09.08.2024 - 07:01 | Son Güncellenme:
MELTEM GÜNEŞ
MELTEM GÜNEŞ- Siyaset, Ekonomi ve Toplum Araştırmaları Vakfı’nın (SETA) raporunda, kuantum teknolojilerinin özellikle algılama, görüntüleme, iletişim ve hesaplamalarda doğa yasalarının halihazırda belirlediği sınırlamaların ötesine geçmeyi, imkânsız görünen yetenekleri vadettiğine dikkat çekiliyor. Kuantum gravimetreler ile hassas yer altı görüntüleme ve tespitinin yapılabileceği belirtilerek, gravimetrelerin drone gibi platformlara konuşlandırılmasıyla Suriye bölgesinde yapılan operasyonlarda karşılaşılan hendek, tünel ve geçit gibi yer altı oluşumlarını derinlik, genişlik gibi yönlerden hassasiyetle tespit edilebileceğine işaret edildi.
10 MİLYAR DOLARLIK PAZAR
Bu alanda harekete geçen Özyurt Silah Sanayii A.Ş.’nin Yönetim Kurulu Başkanı Serdar Özyurt, bir grup gazeteciye yaptığı değerlendirmede, gelecek 10 yılda Türkiye’de kuantum teknolojilerinin yaklaşık 10 milyar dolarlık pazara ulaşmasının öngörüldüğünü söyledi.
Özyurt, şirket olarak kuantum teknolojileriyle ilgili özel bir birim kuracaklarını aktardı. Kuantum teknolojileri ile isabet hassasiyetlerinin artırılmasının, düşmanı uzaktan tespit etmenin, düşmanın bilgi toplamasına engel olmanın mümkün olacağını anlatan Özyurt, “Geleceğin orduları, kuantum ordusu olacak.
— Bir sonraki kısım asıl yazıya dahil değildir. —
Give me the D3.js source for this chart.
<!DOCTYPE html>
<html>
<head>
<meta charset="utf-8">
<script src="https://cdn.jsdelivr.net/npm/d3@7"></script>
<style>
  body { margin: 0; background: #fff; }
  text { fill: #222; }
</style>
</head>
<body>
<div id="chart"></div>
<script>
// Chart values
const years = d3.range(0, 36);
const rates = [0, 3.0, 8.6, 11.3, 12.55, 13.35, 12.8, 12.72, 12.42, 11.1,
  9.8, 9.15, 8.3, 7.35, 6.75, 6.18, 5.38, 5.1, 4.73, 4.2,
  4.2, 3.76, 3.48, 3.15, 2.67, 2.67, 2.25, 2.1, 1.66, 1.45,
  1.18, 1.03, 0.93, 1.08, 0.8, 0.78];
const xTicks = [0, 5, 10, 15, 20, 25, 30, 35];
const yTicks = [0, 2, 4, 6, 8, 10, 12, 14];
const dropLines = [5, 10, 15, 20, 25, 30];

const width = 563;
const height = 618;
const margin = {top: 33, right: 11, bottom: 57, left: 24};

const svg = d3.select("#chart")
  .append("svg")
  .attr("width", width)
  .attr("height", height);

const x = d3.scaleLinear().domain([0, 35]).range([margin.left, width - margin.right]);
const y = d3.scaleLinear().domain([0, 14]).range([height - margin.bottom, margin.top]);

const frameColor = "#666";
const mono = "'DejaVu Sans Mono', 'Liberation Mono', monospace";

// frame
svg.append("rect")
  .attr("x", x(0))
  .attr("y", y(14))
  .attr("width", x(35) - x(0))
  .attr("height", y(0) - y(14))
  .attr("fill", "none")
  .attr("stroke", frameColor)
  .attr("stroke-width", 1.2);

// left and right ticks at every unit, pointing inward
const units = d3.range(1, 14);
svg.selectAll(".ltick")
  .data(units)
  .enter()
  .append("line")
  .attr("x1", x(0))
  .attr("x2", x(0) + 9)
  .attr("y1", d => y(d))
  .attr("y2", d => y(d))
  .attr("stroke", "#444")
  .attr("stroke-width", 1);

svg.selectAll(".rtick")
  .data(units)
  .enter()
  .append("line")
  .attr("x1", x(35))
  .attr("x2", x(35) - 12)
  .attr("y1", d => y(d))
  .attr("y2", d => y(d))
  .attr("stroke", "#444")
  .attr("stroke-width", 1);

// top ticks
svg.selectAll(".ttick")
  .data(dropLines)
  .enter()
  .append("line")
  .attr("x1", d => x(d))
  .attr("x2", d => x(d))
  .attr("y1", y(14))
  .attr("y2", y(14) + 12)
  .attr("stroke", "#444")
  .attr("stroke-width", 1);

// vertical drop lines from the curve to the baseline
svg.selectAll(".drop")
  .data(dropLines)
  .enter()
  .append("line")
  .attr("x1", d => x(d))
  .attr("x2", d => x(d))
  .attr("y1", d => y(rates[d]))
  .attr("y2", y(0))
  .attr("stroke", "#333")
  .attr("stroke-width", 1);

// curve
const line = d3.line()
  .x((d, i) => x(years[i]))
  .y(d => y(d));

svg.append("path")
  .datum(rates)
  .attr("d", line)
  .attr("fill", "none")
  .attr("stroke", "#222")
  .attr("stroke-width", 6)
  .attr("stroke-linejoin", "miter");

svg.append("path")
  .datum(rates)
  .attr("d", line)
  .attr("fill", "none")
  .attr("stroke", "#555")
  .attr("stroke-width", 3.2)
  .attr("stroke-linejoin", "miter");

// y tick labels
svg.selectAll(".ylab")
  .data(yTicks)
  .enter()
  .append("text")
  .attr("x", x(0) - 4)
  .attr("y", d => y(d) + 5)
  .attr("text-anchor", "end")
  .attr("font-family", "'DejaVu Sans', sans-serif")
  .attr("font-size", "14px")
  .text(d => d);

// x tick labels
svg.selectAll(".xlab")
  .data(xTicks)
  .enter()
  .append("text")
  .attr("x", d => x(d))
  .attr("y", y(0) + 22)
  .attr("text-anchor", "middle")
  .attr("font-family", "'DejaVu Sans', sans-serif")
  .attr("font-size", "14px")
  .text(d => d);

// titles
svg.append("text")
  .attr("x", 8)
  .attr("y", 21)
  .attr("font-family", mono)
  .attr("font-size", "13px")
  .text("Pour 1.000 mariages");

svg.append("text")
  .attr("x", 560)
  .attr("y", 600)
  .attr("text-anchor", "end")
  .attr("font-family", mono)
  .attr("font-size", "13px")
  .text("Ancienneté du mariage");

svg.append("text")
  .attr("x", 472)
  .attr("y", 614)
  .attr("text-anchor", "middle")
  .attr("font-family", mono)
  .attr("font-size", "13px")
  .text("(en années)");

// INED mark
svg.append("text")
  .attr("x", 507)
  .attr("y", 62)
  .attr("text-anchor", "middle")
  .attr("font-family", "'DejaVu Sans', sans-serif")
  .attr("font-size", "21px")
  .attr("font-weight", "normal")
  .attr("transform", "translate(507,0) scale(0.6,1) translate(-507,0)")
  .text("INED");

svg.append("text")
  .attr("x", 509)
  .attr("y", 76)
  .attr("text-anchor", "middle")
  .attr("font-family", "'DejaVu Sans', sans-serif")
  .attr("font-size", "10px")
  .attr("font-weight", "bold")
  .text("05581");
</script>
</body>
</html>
Özellikle kuantum teknolojisiyle geliştirilecek insan-makine arayüzünü güçlendiren giyilebilir sensörler süper asker dönemini başlatacak. Güçlü kuantum bilgisayarlar tarafından gelişmiş yapay zekanın etkinleştirilmesi ile Türk ordusu gücüne güç katacak” dedi.
Sanayi ve Teknoloji Bakanlığı’nın kuantum bilgisayarlar üzerine çalışmalar yürüttüğünü belirten Özyurt, “Çok kısa bir zamanda kuantum bilgisayarlar ile operasyonel faaliyetler daha kolay hale gelecek. Örneğin paletli araçların geçişi için zemin yapısı haritalanabileceği gibi el yapımı patlayıcı ve mayın tehditlerinin bertaraf edilmesi de kolaylaşacak” değerlendirmesinde bulundu.
TÜRKİYE’NİN İLK KUANTUM PROJELERİ: KUDAR VE LİDAR
Türk Savunma Sanayii’nde kuantum teknolojilerinde ilk adım Ocak 2023’te gerçekleştirilen imza töreni ile atıldı. Dönemin Savunma Sanayii Başkanı İsmail Demir tarafından ASELSAN, TOBB Ekonomi ve Teknoloji Üniversitesi ile Gebze Teknik Üniversitesi’nin birlikte çalıştığı “Mikrodalga Kuantum Radar Bileşenleri Geliştirilmesi” (KUDAR) ile ASELSAN ve Özyeğin Üniversitesi’nin çalıştığı “Kuantum Lidar Geliştirilmesi” (LİDAR) Projelerine Türkiye’nin ilk kuantum projeleri olarak imza altına alındı.
Törende yaptığı konuşmada Kuantum Radar ile geleneksel radarlar tarafından tespit edilemeyen hedeflerin tespit edilebileceğini, LİDAR ile ise varlığı tespit edilemeyen görünmez hedeflerin ifşa edilebileceğini açıklayan Demir, “Lidar ve Kudar projeleri ile kritik bir teknoloji alanına doğru adım atmış, kritik bir eşiği dünyanın birçok ülkesinden önce aşmış olacağız. Kuantum teknolojilerinde nihai hedefimiz ise kuantum bilgisayarlardır” ifadelerini kullanmıştı.
Halen geliştirme aşamasında olan kuantum radar teknolojisi üzerinde ABD, Çin ve Avustralya‘nın çalıştığı biliniyor. Kuantum radarlar geleneksel mikrodalgaları kullanmak yerine, sinyal ve boş fotonlar olarak adlandırılan iki foton grubunu birbirine dolaştırıyor. Geleneksel radarlarda arka plan gürültüsü üreten, düşük yansıtıcılığa sahip nesnelerin tespit edilmesi zorken, kuantum radarında ışınlanmış parçacıklar temas ettikleri yüzeylerle etkileşime girdikleri için hedefin materyalini ve birçok özelliğini tespit edebiliyor.